Due to this change, the perched water table rises
and causes salinity. When the mining debris of minerals like ball clay, china
clay, Fuller's earth, bentonite and gypsum are dumped on the sandy plain, a
semi-impermeable surface layer is developed. These areas get flooded during the
monsoon and gradually develop salinity. Sodium salt mining activity increases
the surface salt concentration, causing total loss of vegetation.
4.
Vegetation Degradation
One of the first casualties of desertification is
natural vegetation. Degradation of natural vegetation is also one of its major
causes. With increasing pressure on land vegetation, degradation is increasing
at an alarming rate.
The common grazing lands around the villages are now
some of the very severely degraded sites, as these are highly exploited and
most neglected. Many good grazing lands have also been encroached upon for
agriculture.
Programmes
Controlling Desertification
India has always maintained that desertification is
a function of the interplay of a number of causative factors and thus only a
multi-sectoral approach alone will be able to arrest and reverse the process of
desertification. Some major schemes/ programmes that have contributed to
desertification control are Drought
Prone Areas Programme (DPAP), 1973-74; Watershed Development Project in
Shifting Cultivation Areas (WDPSCA), 1974-75; Desert Development Programme
(DDP), 1977-78; Reclamation & Development of Alkali Soil (RAS), 1985-86;
Watershed Development Fund (WDF),
Integrated Wasteland Development Programme (IWDP), 1989; National
Watershed Development Project for Rain fed Areas (NWDPRA) – 1990-91 and Soil
Conservation in the Catchment of River Valley Projects (RVP) 1992. National
Afforestation Programme (NAP) 2002-03 is also one of the major programmes in
which Association of Scheduled Tribes
and Rural Poor in Regeneration of Degraded Forests (ASTRP), launched in 1992-93
and Integrated Afforestation and
Eco-Development Projects Scheme (LAEPS) 1989-90 were merged into the National Afforestation Programme.
The year mentioned against the name of the schemes
above designates the year of inception. The three schemes of Desert Development
Programme, Drought Prone Area Programme and Integrated Wasteland Development
Programme have been consolidated into a single programme of Integrated
Watershed Management Programme (IWMP) with effect from 01.04.2008. Recent
initiatives include sustainable Land and Ecosystem Management (SLEM
Programmatic Approach) 2007; Common Guidelines for Watershed Development
Programme- 2008; Integrated Watershed Management Programme (IWMP) and
Guidelines for Convergence between NREGA and NAP 2009.

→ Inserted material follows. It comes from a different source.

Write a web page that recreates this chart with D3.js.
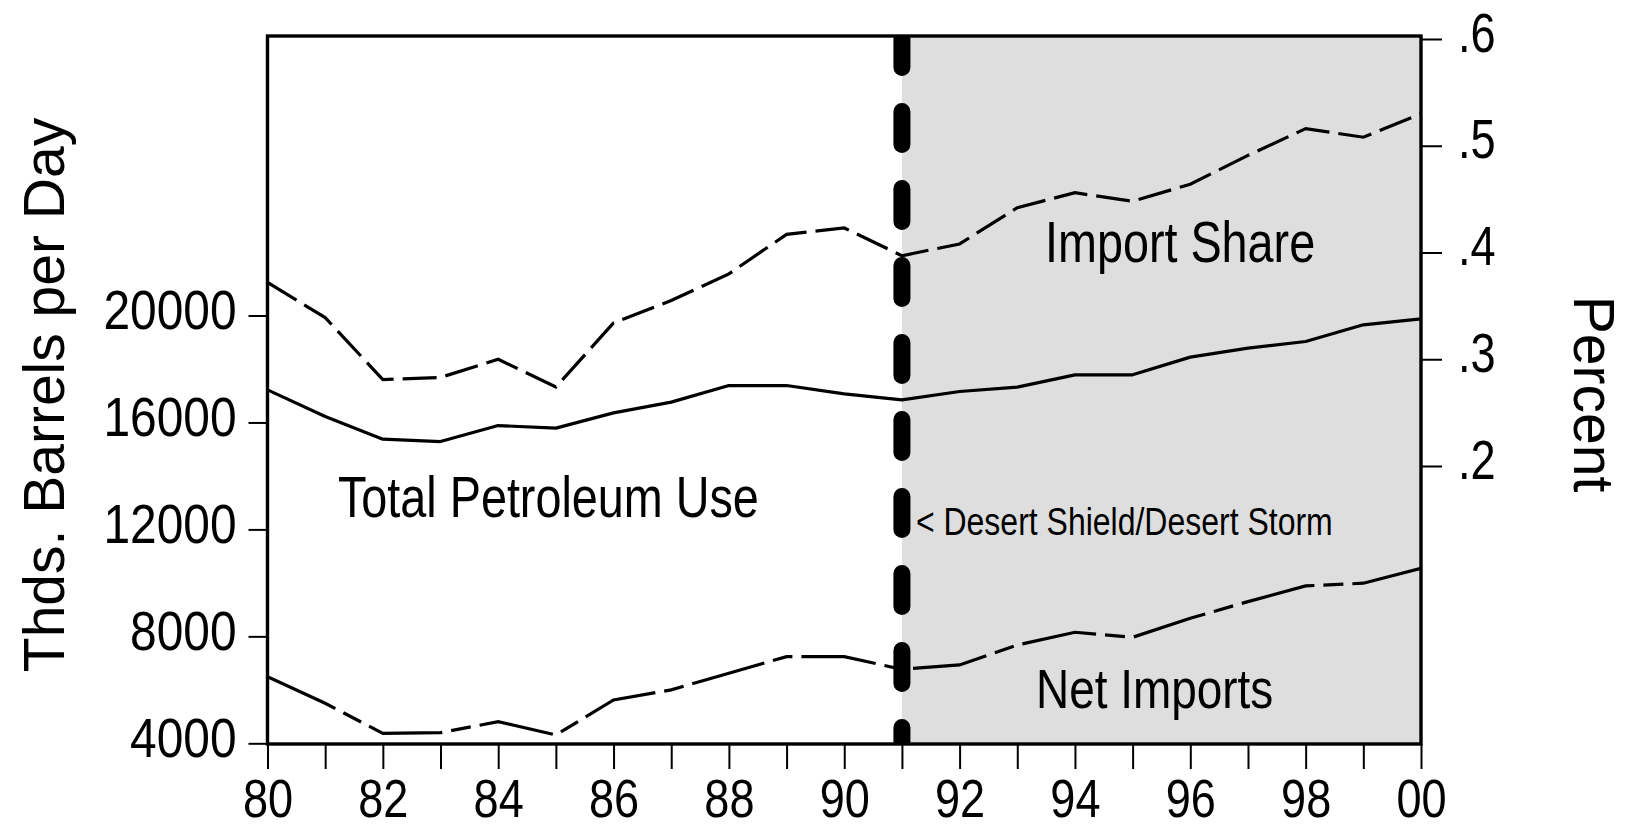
<!DOCTYPE html>
<html>
<head>
<meta charset="utf-8">
<title>Petroleum Use, Net Imports and Import Share</title>
<script src="https://cdn.jsdelivr.net/npm/d3@7/dist/d3.min.js"></script>
<style>
body { margin: 0; background: #fff; }
.narrow { font-family: "Liberation Sans Narrow", "Arial Narrow", "Liberation Sans", sans-serif; }
.title { font-family: "Liberation Sans", Arial, sans-serif; font-size: 57px; fill: #000; }
</style>
</head>
<body>
<div id="chart"></div>
<script>

// years on the x axis
var years = [1980, 1981, 1982, 1983, 1984, 1985, 1986, 1987, 1988, 1989, 1990,
             1991, 1992, 1993, 1994, 1995, 1996, 1997, 1998, 1999, 2000];

// thousands of barrels per day (left axis)
var totalUse   = [17220, 16220, 15375, 15285, 15884, 15787, 16359, 16760, 17381, 17381, 17070,
                  16846, 17157, 17320, 17781, 17781, 18443, 18780, 19027, 19652, 19877];
var netImports = [6492, 5497, 4374, 4397, 4808, 4311, 5620, 6000, 6619, 7241, 7241,
                  6769, 6930, 7678, 8153, 7966, 8677, 9299, 9886, 9987, 10548];

// share of use that is imported (right axis)
var importShare = [0.372, 0.339, 0.281, 0.283, 0.300, 0.274, 0.334, 0.355, 0.380, 0.417, 0.423,
                   0.397, 0.408, 0.442, 0.456, 0.448, 0.464, 0.491, 0.516, 0.508, 0.530];

var leftTicks  = [4000, 8000, 12000, 16000, 20000];
var rightTicks = [0.2, 0.3, 0.4, 0.5, 0.6];
var eventYear  = 1991;   // Desert Shield / Desert Storm

var width = 1629, height = 831;
var plotTop = 36, plotBottom = 744;

var x = d3.scaleLinear().domain([1980, 2000]).range([267.5, 1421]);
var yLeft = d3.scaleLinear().domain([4000, 20000]).range([743.3, 315.5]);
var yRight = d3.scaleLinear().domain([0.2, 0.6]).range([466, 39]);

var svg = d3.select("#chart").append("svg")
    .attr("width", width)
    .attr("height", height);

svg.append("clipPath").attr("id", "plot-clip")
  .append("rect")
    .attr("x", x(1980)).attr("y", plotTop)
    .attr("width", x(2000) - x(1980)).attr("height", plotBottom - plotTop);

// shaded period after the war
svg.append("rect")
    .attr("x", x(eventYear)).attr("y", plotTop)
    .attr("width", x(2000) - x(eventYear)).attr("height", plotBottom - plotTop)
    .attr("fill", "#dedede");

var rows = years.map(function(yr, i) {
  return {year: yr, use: totalUse[i], imp: netImports[i], share: importShare[i]};
});

var plot = svg.append("g").attr("clip-path", "url(#plot-clip)");

plot.append("path")
    .datum(rows)
    .attr("fill", "none").attr("stroke", "#000").attr("stroke-width", 3.2)
    .attr("stroke-linejoin", "round")
    .attr("d", d3.line().x(function(d) { return x(d.year); }).y(function(d) { return yLeft(d.use); }));

plot.append("path")
    .datum(rows)
    .attr("fill", "none").attr("stroke", "#000").attr("stroke-width", 3.2)
    .attr("stroke-dasharray", "75,9,20,9")
    .attr("d", d3.line().x(function(d) { return x(d.year); }).y(function(d) { return yLeft(d.imp); }));

plot.append("path")
    .datum(rows)
    .attr("fill", "none").attr("stroke", "#000").attr("stroke-width", 3.2)
    .attr("stroke-dasharray", "34,9")
    .attr("d", d3.line().x(function(d) { return x(d.year); }).y(function(d) { return yRight(d.share); }));

// thick dashed marker line, drawn upward from the bottom
plot.append("line")
    .attr("x1", x(eventYear)).attr("x2", x(eventYear))
    .attr("y1", plotBottom).attr("y2", plotTop)
    .attr("stroke", "#000").attr("stroke-width", 17)
    .attr("stroke-linecap", "round")
    .attr("stroke-dasharray", "33,44")
    .attr("stroke-dashoffset", 16.5);

// frame
svg.append("rect")
    .attr("x", x(1980)).attr("y", plotTop)
    .attr("width", x(2000) - x(1980)).attr("height", plotBottom - plotTop)
    .attr("fill", "none").attr("stroke", "#000").attr("stroke-width", 3.4);

// axes
var gx = svg.append("g")
    .attr("transform", "translate(0," + plotBottom + ")")
    .call(d3.axisBottom(x).tickValues(years).tickSize(25).tickPadding(10)
      .tickFormat(function(d) { return d % 2 === 0 ? String(d).slice(2) : ""; }));

var gl = svg.append("g")
    .attr("transform", "translate(" + x(1980) + ",0)")
    .call(d3.axisLeft(yLeft).tickValues(leftTicks).tickSize(19).tickPadding(12)
      .tickFormat(d3.format("d")));

var gr = svg.append("g")
    .attr("transform", "translate(" + x(2000) + ",0)")
    .call(d3.axisRight(yRight).tickValues(rightTicks).tickSize(21).tickPadding(16)
      .tickFormat(function(d) { return d3.format(".1f")(d).replace(/^0/, ""); }));

[gx, gl, gr].forEach(function(g) {
  g.select(".domain").remove();
  g.selectAll(".tick line").attr("stroke", "#000").attr("stroke-width", 2);
  g.selectAll(".tick text")
    .attr("class", "narrow")
    .attr("fill", "#000")
    .style("font-size", "55px");
});
gx.selectAll(".tick text").style("font-size", "54px").attr("data-squeeze", 0.835);
gl.selectAll(".tick text").attr("dy", "0.24em").attr("data-squeeze", 0.87);
gr.selectAll(".tick text").attr("dy", "0.22em");

// series labels
function label(txt, px, py, size) {
  svg.append("text")
    .attr("class", "narrow")
    .attr("x", px).attr("y", py)
    .style("font-size", size + "px")
    .attr("fill", "#000")
    .text(txt);
}
label("Total Petroleum Use", 338, 517, 57);
label("Import Share", 1045, 262, 57);
label("Net Imports", 1036, 708, 56);
label("< Desert Shield/Desert Storm", x(eventYear) + 14, 535, 39);

// no narrow face installed: squeeze the regular one to a narrow width
svg.selectAll("text.narrow").each(function() {
  var w = this.getComputedTextLength();
  var k = +(this.getAttribute("data-squeeze") || 0.82);
  if (w > 0) {
    d3.select(this).attr("textLength", w * k).attr("lengthAdjust", "spacingAndGlyphs");
  }
});

// axis titles
svg.append("text")
    .attr("class", "title")
    .attr("text-anchor", "middle")
    .attr("transform", "translate(64,395) rotate(-90)")
    .text("Thds. Barrels per Day");

svg.append("text")
    .attr("class", "title")
    .attr("text-anchor", "middle")
    .attr("transform", "translate(1574,394) rotate(90)")
    .text("Percent");

</script>
</body>
</html>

The basic object of the programme is to minimise the
adverse effect of drought and control desertification through rejuvenation of
natural resource base of the identified desert areas, achieve ecological
balance and overall economic development in the programme areas. The programme
has covered in 235 blocks of 40 districts in 7 States. The corresponding
physical area under the programme is about 4.57 lakh sq. kms.